▸ WORK TO BE COMPLETED
Exactly the lines from the one with "Give me the matplotlib source for this chart." through the one with "plt.rcParams['font.weight'] = 'bold'", inclusive, are to be repeated, and the pictures are not.

Records with drawing code:
....................
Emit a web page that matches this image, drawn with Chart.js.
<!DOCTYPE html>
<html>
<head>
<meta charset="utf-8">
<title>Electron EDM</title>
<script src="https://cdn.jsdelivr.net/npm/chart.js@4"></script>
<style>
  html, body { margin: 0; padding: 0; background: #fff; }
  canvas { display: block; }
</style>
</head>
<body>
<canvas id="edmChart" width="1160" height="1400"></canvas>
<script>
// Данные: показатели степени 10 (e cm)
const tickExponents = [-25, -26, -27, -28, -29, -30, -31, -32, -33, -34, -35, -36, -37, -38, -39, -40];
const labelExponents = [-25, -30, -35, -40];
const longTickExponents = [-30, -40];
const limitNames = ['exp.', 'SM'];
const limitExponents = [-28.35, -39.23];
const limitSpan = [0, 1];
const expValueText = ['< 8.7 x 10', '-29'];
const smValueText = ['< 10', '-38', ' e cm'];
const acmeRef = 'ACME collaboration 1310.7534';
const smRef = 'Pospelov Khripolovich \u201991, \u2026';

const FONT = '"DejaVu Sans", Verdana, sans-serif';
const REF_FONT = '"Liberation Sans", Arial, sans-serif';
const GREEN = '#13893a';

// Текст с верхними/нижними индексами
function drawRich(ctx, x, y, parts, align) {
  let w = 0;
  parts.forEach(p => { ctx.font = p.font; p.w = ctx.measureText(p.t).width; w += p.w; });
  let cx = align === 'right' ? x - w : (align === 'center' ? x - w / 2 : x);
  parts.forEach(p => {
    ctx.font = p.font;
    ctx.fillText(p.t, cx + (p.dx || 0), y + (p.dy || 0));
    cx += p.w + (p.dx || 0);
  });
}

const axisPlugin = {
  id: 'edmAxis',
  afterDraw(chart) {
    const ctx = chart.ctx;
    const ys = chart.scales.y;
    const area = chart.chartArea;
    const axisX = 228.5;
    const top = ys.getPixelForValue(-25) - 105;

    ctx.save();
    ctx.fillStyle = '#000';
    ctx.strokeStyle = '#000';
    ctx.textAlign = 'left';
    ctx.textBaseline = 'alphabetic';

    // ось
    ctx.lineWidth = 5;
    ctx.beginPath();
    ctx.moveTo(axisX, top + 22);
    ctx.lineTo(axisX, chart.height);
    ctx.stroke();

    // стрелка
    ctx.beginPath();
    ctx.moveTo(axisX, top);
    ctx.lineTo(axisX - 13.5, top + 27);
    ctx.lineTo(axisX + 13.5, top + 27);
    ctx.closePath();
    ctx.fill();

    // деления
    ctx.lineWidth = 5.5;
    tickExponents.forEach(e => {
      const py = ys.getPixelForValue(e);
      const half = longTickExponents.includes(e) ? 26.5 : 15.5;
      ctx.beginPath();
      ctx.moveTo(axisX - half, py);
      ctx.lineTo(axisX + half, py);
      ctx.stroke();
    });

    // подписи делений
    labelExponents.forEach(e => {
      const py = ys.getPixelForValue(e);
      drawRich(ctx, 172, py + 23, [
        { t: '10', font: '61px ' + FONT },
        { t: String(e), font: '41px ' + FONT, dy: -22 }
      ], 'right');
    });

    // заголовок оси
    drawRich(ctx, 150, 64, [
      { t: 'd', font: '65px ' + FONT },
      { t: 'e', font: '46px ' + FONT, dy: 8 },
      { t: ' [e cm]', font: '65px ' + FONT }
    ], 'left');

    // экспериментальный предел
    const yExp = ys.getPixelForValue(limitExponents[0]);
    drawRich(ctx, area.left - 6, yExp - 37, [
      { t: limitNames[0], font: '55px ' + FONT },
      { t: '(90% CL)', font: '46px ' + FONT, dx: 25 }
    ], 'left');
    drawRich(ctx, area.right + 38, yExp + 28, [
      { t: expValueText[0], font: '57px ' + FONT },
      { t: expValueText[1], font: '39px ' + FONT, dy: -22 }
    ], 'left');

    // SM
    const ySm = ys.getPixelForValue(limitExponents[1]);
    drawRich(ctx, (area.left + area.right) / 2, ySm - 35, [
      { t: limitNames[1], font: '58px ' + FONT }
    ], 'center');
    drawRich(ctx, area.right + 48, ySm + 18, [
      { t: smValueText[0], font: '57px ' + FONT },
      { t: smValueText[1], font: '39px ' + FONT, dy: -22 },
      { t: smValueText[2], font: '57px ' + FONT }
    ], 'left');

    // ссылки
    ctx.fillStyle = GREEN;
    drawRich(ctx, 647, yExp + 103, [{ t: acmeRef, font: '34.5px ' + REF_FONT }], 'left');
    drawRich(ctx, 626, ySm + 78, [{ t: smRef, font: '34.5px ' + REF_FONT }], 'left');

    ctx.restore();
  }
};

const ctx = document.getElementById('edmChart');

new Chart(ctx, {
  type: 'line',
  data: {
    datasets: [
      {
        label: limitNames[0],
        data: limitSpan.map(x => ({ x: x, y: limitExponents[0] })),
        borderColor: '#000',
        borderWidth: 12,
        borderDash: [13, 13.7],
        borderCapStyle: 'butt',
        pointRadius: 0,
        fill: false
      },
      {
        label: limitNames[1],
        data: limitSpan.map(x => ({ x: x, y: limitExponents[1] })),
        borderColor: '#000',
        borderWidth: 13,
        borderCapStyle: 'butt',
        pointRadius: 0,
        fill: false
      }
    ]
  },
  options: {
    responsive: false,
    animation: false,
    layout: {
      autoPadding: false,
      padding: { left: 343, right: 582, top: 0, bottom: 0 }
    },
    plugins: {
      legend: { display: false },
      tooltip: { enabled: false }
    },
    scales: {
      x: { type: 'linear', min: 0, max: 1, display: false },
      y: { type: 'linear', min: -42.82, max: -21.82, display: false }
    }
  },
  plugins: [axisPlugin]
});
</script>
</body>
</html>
....................
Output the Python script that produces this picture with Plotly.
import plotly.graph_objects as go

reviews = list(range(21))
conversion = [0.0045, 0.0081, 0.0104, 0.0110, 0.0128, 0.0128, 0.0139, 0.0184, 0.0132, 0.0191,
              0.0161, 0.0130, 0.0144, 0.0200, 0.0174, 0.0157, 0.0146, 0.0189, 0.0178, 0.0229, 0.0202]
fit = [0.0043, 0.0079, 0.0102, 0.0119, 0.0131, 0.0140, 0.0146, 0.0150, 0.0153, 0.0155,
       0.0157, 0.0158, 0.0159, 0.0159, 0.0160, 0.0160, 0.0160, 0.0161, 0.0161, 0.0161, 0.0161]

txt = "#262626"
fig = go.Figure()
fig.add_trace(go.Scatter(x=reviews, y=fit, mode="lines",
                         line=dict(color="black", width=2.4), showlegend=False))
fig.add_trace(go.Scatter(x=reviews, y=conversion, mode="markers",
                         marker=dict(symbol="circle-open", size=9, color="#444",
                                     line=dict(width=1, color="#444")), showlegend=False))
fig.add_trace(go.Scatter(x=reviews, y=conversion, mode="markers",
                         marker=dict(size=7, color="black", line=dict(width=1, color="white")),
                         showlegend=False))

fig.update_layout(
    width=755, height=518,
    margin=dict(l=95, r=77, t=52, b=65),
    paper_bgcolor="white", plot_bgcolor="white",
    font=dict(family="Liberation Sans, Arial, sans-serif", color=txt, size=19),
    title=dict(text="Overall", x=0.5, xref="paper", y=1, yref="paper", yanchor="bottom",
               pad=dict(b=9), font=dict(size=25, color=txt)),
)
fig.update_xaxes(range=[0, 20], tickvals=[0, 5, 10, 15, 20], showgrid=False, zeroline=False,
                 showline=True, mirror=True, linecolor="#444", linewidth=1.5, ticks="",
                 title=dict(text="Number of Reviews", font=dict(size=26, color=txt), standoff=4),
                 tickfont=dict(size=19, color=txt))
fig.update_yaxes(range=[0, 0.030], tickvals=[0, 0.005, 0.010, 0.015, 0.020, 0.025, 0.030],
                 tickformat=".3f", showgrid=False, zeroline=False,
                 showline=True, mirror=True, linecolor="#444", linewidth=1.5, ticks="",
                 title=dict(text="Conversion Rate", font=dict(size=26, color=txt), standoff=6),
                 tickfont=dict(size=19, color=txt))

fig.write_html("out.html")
....................
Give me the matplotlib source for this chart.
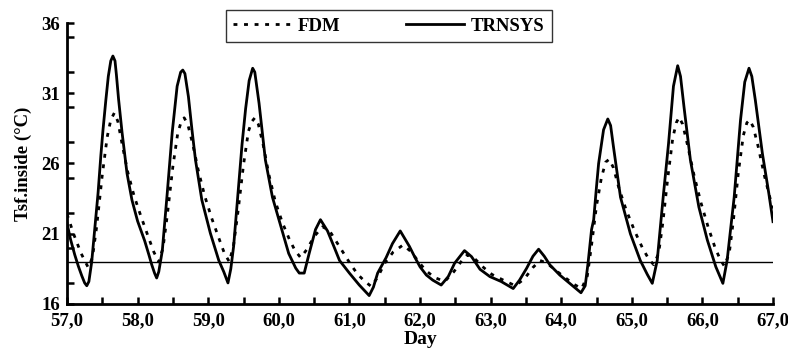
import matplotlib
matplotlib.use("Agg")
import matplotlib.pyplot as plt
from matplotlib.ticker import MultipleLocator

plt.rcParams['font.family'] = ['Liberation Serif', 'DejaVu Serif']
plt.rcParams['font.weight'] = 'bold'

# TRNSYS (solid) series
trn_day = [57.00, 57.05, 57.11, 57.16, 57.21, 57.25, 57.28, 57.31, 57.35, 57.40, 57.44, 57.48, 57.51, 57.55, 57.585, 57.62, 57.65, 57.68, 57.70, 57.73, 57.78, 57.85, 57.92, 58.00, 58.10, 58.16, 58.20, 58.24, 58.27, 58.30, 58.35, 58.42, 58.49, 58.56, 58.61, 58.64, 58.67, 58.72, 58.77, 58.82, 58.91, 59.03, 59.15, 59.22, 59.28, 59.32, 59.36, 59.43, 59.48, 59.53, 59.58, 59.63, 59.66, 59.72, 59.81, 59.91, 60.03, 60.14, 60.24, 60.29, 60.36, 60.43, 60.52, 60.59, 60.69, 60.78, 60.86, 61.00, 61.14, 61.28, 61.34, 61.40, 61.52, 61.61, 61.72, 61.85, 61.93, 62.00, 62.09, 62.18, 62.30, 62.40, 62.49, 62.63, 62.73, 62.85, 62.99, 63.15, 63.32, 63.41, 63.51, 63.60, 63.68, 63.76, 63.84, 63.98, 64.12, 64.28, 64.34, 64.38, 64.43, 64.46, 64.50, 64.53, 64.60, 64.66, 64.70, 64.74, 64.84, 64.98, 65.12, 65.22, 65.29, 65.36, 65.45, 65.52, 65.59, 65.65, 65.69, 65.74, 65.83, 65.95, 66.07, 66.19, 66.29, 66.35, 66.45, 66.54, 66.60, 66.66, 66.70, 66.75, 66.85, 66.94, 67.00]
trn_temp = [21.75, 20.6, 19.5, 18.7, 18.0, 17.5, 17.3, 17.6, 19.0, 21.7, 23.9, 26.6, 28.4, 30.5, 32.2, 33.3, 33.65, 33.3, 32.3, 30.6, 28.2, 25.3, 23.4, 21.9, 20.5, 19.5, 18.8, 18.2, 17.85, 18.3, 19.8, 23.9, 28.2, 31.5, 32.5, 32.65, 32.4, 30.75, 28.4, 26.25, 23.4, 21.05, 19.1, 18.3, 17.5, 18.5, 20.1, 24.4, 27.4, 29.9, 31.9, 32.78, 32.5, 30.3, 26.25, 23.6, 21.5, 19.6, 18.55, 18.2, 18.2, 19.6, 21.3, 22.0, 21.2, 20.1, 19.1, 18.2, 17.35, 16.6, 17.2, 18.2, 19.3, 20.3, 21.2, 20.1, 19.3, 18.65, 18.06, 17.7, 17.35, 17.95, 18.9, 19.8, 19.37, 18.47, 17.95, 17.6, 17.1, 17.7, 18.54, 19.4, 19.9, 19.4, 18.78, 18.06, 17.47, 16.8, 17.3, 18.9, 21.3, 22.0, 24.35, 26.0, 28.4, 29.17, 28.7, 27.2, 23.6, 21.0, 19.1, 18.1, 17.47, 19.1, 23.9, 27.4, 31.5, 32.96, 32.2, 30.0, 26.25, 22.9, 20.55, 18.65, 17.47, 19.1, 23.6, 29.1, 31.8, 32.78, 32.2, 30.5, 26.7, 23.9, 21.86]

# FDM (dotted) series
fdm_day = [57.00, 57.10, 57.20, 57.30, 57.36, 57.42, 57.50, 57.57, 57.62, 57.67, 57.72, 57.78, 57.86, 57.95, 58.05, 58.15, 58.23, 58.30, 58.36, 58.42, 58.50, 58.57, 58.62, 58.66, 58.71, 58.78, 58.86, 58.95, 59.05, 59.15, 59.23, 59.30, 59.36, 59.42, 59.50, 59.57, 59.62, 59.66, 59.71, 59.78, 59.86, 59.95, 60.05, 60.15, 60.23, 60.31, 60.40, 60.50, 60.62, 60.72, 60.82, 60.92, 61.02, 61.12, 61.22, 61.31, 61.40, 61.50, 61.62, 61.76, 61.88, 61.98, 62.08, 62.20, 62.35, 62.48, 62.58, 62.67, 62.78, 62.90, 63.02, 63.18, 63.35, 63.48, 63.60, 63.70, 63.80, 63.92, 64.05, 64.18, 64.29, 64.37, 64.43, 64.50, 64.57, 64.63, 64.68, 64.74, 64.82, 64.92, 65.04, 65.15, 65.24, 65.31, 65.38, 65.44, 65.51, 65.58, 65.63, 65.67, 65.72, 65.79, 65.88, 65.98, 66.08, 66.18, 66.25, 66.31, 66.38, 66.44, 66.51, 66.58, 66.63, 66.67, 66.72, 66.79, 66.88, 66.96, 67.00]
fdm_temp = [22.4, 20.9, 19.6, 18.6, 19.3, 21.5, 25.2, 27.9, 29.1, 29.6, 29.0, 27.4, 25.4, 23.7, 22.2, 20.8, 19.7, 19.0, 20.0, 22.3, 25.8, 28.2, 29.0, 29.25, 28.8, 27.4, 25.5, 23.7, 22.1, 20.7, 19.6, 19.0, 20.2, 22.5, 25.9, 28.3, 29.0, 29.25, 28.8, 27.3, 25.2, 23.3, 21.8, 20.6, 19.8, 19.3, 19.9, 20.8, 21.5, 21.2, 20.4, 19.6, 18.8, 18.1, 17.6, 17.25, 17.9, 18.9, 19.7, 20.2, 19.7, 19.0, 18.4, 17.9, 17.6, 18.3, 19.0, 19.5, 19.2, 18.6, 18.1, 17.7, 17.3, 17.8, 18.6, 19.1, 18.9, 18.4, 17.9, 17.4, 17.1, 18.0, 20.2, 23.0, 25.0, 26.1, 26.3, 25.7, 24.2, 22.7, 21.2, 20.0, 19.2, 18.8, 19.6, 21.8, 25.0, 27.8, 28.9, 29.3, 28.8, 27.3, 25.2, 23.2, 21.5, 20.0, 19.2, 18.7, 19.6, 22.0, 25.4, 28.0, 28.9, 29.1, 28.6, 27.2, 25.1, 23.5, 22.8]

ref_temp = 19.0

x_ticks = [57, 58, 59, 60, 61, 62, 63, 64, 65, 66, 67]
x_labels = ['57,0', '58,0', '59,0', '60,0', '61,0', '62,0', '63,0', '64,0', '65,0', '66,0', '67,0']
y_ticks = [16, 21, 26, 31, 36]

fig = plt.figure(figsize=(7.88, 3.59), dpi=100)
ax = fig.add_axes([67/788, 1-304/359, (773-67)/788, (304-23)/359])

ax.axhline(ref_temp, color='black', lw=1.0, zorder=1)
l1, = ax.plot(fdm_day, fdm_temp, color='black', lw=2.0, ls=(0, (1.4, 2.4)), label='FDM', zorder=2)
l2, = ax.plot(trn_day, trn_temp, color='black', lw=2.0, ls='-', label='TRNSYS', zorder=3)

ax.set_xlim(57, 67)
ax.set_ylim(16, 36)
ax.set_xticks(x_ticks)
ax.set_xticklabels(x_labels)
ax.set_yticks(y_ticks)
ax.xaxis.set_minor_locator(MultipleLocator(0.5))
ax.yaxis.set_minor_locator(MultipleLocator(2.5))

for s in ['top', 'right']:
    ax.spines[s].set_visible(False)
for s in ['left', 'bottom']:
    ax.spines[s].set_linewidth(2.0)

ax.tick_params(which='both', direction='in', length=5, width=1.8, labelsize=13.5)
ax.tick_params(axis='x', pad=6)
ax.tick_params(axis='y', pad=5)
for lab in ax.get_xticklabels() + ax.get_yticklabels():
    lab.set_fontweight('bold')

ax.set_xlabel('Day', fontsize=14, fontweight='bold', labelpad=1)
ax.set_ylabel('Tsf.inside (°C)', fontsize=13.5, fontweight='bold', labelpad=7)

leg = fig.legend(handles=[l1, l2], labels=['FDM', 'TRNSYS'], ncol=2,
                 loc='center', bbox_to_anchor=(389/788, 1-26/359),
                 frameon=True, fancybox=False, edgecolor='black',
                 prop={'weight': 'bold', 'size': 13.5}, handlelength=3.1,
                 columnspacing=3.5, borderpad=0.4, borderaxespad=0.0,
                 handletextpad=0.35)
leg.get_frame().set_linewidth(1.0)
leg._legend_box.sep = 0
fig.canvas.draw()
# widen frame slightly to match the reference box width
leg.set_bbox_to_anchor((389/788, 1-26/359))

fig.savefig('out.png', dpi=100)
....................
▸ THE REPLY
Give me the matplotlib source for this chart.
import matplotlib
matplotlib.use("Agg")
import matplotlib.pyplot as plt
from matplotlib.ticker import MultipleLocator

plt.rcParams['font.family'] = ['Liberation Serif', 'DejaVu Serif']
plt.rcParams['font.weight'] = 'bold'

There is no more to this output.